*Available data*
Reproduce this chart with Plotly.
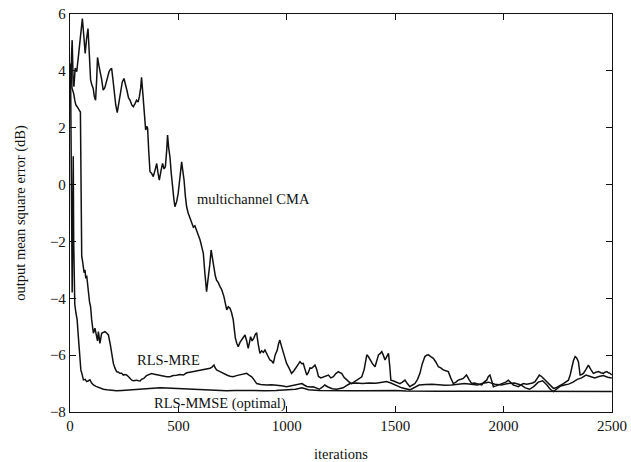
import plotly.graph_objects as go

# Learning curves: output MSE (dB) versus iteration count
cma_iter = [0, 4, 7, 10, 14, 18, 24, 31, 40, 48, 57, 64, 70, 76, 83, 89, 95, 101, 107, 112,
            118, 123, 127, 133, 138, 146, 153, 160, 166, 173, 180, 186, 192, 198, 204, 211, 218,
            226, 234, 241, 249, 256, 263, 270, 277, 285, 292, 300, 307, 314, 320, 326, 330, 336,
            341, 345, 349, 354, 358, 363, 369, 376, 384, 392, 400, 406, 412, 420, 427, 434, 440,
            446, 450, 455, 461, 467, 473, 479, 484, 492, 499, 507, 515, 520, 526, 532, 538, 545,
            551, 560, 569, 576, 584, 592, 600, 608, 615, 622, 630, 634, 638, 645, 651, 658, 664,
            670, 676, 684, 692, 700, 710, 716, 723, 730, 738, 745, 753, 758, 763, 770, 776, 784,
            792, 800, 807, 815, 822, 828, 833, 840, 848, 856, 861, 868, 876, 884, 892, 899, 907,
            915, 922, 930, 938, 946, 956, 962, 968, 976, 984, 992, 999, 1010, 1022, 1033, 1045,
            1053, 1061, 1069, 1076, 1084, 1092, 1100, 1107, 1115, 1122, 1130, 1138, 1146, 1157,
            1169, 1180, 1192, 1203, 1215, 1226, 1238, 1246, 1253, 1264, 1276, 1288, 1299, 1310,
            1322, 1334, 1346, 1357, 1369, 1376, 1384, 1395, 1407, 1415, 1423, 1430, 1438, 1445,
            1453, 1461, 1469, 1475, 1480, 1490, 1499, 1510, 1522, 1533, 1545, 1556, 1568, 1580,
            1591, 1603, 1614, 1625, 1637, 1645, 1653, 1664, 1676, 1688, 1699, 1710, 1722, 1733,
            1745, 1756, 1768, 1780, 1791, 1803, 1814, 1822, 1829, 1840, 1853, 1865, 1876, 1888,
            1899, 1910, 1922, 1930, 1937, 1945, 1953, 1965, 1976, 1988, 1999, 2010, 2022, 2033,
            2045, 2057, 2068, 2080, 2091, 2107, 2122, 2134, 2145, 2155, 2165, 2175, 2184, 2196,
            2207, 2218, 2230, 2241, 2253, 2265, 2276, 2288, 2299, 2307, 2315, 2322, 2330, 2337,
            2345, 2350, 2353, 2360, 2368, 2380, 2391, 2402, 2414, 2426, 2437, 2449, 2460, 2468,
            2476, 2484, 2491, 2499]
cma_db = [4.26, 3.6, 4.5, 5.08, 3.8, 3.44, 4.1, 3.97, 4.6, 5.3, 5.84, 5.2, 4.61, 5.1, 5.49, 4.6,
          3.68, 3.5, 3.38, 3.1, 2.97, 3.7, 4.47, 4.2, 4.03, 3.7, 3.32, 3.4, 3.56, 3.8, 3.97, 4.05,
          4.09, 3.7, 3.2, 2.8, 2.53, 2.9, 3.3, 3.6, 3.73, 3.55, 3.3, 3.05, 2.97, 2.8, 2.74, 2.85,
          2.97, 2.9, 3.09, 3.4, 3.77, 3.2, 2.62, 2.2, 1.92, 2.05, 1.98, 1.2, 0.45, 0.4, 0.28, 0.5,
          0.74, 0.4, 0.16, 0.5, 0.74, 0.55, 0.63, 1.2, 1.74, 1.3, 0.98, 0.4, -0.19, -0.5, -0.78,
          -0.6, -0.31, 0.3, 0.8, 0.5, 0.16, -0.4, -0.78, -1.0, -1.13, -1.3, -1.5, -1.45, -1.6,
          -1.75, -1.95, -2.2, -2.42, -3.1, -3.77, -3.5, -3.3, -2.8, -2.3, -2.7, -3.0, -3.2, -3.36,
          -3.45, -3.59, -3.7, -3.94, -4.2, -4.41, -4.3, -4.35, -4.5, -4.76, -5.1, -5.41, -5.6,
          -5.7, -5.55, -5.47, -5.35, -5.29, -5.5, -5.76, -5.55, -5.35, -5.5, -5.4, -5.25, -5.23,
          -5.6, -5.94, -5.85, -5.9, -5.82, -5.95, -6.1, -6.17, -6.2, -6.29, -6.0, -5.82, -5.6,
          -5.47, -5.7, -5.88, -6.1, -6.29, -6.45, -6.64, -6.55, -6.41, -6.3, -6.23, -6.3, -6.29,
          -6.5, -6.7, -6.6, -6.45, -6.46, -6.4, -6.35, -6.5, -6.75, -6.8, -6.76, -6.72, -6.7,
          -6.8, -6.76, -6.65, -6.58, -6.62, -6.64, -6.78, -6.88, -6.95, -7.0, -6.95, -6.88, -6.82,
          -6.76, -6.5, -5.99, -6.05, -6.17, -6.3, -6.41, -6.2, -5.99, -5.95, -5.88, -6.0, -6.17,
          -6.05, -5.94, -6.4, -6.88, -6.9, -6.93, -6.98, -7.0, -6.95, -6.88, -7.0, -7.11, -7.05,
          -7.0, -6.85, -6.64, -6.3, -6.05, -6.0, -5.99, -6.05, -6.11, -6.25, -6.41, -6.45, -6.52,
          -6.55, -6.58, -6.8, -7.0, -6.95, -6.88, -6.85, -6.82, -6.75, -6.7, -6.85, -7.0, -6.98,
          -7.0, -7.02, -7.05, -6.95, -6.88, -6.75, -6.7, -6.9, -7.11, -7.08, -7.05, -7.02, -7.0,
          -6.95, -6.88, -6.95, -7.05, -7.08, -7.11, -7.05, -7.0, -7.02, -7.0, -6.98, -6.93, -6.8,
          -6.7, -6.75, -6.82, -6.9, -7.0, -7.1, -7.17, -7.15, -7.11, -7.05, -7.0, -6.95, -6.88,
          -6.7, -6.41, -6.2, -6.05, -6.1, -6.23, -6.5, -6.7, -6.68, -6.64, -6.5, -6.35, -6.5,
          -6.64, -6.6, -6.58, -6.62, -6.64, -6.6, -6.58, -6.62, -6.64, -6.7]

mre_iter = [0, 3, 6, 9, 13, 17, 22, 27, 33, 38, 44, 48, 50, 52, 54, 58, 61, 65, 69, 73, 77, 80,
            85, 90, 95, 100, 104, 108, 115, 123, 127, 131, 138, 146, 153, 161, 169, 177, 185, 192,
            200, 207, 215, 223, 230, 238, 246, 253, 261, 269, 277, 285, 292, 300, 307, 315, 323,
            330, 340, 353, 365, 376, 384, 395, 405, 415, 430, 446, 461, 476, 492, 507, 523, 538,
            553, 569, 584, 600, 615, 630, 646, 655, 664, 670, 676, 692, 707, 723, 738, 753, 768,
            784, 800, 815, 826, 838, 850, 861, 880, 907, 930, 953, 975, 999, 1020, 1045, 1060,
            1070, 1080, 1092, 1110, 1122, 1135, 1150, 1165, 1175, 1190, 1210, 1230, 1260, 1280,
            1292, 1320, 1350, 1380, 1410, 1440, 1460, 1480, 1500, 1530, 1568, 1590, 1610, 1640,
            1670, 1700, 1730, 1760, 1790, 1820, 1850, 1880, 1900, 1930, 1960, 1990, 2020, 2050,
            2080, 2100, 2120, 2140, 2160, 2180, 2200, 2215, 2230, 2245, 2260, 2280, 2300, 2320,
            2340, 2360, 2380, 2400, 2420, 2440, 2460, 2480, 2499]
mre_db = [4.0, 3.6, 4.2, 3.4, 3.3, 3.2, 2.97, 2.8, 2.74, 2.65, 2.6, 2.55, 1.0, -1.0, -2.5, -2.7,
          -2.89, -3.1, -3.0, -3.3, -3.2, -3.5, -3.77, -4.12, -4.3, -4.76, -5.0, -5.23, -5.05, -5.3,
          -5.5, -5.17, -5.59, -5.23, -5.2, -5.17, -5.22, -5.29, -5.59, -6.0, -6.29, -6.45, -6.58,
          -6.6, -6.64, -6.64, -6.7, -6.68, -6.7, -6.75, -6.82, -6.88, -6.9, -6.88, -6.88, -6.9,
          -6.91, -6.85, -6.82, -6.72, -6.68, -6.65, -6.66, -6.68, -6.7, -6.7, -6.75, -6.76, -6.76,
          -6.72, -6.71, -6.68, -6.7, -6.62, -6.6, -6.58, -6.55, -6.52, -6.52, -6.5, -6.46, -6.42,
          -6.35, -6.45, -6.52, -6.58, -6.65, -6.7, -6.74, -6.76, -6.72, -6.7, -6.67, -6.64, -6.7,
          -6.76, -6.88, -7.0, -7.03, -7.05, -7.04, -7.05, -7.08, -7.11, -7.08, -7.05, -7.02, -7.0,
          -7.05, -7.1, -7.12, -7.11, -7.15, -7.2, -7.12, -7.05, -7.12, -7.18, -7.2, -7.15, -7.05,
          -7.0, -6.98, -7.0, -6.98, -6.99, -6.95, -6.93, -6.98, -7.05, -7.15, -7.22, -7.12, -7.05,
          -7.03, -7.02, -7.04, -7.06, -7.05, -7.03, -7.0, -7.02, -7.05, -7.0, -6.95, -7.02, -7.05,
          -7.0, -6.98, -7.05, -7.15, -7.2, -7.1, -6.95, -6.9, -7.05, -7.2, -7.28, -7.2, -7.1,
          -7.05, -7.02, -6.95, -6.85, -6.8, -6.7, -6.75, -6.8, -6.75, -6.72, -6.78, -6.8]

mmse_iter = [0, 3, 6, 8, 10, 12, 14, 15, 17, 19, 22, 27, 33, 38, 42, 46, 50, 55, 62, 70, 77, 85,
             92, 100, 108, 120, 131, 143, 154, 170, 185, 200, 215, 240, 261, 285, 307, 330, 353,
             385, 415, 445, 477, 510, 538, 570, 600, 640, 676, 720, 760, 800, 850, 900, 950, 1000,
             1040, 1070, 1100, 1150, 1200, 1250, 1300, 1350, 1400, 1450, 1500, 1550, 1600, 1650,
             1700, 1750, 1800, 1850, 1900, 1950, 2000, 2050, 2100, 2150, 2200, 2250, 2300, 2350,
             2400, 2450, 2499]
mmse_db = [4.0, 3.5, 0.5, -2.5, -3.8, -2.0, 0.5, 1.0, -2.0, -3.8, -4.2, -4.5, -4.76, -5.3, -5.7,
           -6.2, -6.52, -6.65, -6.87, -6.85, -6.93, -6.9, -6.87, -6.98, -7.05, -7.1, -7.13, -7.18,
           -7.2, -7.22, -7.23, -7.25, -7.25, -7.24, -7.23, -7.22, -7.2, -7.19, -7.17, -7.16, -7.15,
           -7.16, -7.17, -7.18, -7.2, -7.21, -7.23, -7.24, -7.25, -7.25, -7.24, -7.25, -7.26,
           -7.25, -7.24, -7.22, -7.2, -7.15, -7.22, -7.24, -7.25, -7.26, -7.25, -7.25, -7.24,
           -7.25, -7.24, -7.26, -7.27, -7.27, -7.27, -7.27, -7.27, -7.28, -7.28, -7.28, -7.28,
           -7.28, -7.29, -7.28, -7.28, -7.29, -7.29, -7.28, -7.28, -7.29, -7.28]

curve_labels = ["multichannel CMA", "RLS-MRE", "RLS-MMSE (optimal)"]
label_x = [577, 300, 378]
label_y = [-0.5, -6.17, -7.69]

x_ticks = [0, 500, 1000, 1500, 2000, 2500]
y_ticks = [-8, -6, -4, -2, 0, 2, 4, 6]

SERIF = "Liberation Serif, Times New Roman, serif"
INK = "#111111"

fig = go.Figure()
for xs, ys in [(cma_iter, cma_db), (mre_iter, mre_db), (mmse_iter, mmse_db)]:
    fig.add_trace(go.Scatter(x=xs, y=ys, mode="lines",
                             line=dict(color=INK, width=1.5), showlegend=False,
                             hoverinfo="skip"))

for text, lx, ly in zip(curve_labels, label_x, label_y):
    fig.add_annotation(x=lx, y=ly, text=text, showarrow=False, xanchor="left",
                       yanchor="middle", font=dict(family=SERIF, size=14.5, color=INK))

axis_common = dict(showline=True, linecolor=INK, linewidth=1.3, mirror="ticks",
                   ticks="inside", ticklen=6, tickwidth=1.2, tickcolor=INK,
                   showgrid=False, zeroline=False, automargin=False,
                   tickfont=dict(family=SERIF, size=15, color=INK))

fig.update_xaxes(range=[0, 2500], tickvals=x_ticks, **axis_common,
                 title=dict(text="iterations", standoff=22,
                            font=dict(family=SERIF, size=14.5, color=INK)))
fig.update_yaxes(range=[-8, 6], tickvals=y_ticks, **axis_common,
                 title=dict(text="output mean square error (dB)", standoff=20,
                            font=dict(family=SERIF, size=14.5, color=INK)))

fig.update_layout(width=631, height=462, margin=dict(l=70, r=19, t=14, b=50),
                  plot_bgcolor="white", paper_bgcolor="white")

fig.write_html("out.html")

*Aim*
From the first line above through the line containing "import plotly.graph_objects as go", copy everything exactly, without the pictures.

*Written solution*
Reproduce this chart with Plotly.
import plotly.graph_objects as go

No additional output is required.